AVAILABLE DATA -
Begin
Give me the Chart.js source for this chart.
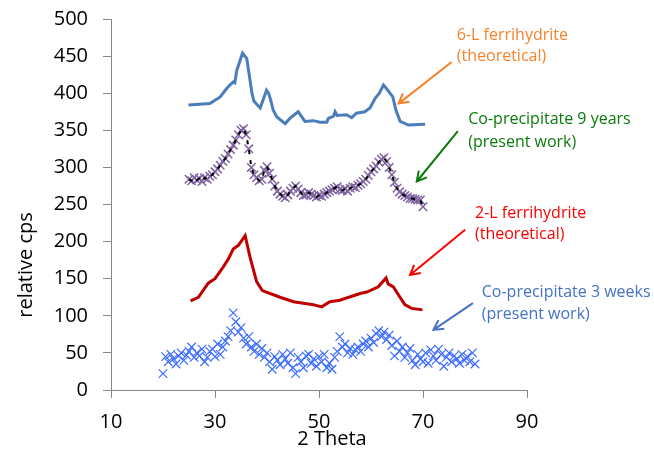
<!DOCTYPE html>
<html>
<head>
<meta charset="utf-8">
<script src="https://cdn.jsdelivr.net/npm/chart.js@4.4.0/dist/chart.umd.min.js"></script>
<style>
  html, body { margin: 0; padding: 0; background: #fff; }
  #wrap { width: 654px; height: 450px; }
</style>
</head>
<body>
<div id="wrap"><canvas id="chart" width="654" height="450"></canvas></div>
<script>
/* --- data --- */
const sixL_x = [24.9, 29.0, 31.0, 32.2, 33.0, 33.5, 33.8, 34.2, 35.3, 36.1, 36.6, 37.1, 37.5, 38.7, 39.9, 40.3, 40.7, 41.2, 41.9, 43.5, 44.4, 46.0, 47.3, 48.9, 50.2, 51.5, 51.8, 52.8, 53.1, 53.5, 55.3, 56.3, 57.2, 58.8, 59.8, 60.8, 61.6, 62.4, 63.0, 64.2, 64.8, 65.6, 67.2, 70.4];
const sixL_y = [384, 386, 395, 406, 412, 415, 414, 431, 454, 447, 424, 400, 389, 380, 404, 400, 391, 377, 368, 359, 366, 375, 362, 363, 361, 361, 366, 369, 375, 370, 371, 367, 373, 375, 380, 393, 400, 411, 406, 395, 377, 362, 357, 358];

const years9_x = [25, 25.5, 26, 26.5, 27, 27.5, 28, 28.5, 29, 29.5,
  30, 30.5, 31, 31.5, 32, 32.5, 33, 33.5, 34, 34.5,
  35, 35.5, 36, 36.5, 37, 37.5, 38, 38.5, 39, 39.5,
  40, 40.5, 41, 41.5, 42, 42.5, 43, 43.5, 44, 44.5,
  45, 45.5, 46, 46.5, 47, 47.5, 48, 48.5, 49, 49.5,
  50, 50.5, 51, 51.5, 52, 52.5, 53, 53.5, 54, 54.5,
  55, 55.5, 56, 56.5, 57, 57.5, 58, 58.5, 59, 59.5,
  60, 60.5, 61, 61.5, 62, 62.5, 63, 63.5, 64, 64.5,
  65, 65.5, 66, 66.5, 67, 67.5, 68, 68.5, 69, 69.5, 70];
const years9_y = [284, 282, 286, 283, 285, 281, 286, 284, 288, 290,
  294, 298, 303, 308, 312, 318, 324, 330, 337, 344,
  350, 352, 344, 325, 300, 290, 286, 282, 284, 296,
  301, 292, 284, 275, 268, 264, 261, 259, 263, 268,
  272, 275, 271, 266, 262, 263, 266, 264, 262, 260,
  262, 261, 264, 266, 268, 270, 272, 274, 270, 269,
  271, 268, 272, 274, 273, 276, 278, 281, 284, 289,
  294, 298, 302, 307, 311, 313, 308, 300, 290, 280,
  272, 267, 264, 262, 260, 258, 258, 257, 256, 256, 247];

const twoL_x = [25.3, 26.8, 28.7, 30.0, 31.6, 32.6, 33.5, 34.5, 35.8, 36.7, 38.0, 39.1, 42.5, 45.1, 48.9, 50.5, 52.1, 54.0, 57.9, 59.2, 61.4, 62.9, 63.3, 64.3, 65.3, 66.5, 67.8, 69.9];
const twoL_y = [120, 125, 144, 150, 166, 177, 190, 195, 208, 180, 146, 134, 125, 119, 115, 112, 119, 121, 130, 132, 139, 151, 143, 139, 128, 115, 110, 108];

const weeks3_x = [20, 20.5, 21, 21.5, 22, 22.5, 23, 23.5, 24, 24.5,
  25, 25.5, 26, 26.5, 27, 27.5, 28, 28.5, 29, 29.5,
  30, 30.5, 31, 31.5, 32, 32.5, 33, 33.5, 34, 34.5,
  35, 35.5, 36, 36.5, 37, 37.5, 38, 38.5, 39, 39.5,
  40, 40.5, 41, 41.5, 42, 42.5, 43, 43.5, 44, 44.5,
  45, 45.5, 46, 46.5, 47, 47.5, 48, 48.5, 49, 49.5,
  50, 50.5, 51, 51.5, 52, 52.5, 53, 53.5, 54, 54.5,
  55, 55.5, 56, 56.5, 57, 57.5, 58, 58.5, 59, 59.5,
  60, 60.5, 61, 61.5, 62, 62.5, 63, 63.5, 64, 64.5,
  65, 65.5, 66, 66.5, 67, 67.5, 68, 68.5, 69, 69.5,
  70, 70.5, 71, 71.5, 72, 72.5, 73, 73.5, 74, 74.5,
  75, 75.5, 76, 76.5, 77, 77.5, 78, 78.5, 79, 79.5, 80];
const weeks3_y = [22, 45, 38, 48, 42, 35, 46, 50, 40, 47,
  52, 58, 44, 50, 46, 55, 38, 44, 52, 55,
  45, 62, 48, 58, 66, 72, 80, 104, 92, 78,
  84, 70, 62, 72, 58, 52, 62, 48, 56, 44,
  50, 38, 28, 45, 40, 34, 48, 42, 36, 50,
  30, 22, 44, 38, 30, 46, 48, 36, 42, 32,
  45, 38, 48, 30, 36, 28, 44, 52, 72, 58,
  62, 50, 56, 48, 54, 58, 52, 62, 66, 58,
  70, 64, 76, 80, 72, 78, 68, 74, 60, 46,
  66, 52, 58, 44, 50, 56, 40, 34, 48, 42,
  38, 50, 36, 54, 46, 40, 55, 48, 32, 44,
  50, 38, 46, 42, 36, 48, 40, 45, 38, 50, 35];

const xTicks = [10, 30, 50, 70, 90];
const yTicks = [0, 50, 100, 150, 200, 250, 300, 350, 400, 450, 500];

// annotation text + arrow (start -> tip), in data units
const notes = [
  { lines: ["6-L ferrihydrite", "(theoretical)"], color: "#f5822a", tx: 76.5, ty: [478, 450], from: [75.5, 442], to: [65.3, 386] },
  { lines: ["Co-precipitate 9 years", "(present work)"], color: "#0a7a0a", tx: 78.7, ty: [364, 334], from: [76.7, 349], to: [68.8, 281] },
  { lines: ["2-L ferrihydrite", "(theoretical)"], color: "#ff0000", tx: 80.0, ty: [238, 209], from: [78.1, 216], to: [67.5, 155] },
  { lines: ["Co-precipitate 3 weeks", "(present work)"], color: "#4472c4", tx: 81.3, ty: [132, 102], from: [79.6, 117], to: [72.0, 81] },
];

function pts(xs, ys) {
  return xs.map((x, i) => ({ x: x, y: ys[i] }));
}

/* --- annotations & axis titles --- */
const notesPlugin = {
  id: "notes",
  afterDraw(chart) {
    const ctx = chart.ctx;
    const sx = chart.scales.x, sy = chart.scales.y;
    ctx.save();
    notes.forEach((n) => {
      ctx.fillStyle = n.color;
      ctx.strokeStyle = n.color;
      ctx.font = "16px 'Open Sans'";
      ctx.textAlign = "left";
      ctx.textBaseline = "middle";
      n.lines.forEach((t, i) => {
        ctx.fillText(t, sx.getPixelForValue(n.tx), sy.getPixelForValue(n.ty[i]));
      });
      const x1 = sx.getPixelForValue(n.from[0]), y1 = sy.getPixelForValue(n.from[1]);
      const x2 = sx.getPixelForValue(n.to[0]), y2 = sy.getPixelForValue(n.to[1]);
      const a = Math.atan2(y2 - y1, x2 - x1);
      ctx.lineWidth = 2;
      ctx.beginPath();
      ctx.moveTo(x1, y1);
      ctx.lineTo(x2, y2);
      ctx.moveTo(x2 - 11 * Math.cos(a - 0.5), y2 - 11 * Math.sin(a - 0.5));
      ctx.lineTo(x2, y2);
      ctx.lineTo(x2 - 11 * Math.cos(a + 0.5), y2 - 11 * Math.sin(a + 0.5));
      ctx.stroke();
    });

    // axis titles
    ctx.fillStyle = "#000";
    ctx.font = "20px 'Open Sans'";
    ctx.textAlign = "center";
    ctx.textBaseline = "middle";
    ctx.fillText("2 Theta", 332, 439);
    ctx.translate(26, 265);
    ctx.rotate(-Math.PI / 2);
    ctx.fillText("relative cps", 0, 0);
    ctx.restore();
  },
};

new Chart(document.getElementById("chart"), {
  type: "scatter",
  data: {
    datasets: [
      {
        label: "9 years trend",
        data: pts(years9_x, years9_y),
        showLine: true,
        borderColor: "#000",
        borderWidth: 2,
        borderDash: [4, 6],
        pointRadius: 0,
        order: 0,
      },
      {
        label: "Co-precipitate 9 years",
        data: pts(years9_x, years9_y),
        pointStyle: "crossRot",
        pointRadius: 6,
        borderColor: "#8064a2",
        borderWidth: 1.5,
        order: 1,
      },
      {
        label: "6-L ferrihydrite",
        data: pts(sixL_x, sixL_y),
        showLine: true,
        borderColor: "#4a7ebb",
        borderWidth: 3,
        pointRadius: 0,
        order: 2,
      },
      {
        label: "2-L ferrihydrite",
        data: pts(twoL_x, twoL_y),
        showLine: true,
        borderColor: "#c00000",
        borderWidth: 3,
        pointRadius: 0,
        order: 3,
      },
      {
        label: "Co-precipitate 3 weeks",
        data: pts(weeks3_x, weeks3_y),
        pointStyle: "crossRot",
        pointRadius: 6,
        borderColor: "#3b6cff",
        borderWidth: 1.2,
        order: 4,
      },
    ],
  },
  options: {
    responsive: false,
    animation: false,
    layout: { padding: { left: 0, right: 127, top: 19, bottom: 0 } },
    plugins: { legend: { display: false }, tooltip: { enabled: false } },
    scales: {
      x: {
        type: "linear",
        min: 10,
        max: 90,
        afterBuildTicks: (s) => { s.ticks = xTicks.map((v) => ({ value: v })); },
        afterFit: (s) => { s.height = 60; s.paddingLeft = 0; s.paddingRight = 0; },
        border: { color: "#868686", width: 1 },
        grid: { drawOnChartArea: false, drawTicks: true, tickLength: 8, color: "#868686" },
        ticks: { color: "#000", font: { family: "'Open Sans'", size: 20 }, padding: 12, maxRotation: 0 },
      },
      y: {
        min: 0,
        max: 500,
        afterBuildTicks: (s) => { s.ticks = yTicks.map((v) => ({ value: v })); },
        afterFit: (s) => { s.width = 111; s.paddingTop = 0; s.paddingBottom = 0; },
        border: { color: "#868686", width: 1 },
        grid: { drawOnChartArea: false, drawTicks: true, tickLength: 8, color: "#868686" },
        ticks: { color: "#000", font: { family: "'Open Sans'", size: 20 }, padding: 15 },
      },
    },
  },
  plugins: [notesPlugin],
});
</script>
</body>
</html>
End
EXERCISE BRIEF -
Give again, exactly, the lines from the start of the data through the one holding "362, 357, 358];"; omit the pictures.

SOLUTION FOR THIS EXERCISE -
Give me the Chart.js source for this chart.
<!DOCTYPE html>
<html>
<head>
<meta charset="utf-8">
<script src="https://cdn.jsdelivr.net/npm/chart.js@4.4.0/dist/chart.umd.min.js"></script>
<style>
  html, body { margin: 0; padding: 0; background: #fff; }
  #wrap { width: 654px; height: 450px; }
</style>
</head>
<body>
<div id="wrap"><canvas id="chart" width="654" height="450"></canvas></div>
<script>
/* --- data --- */
const sixL_x = [24.9, 29.0, 31.0, 32.2, 33.0, 33.5, 33.8, 34.2, 35.3, 36.1, 36.6, 37.1, 37.5, 38.7, 39.9, 40.3, 40.7, 41.2, 41.9, 43.5, 44.4, 46.0, 47.3, 48.9, 50.2, 51.5, 51.8, 52.8, 53.1, 53.5, 55.3, 56.3, 57.2, 58.8, 59.8, 60.8, 61.6, 62.4, 63.0, 64.2, 64.8, 65.6, 67.2, 70.4];
const sixL_y = [384, 386, 395, 406, 412, 415, 414, 431, 454, 447, 424, 400, 389, 380, 404, 400, 391, 377, 368, 359, 366, 375, 362, 363, 361, 361, 366, 369, 375, 370, 371, 367, 373, 375, 380, 393, 400, 411, 406, 395, 377, 362, 357, 358];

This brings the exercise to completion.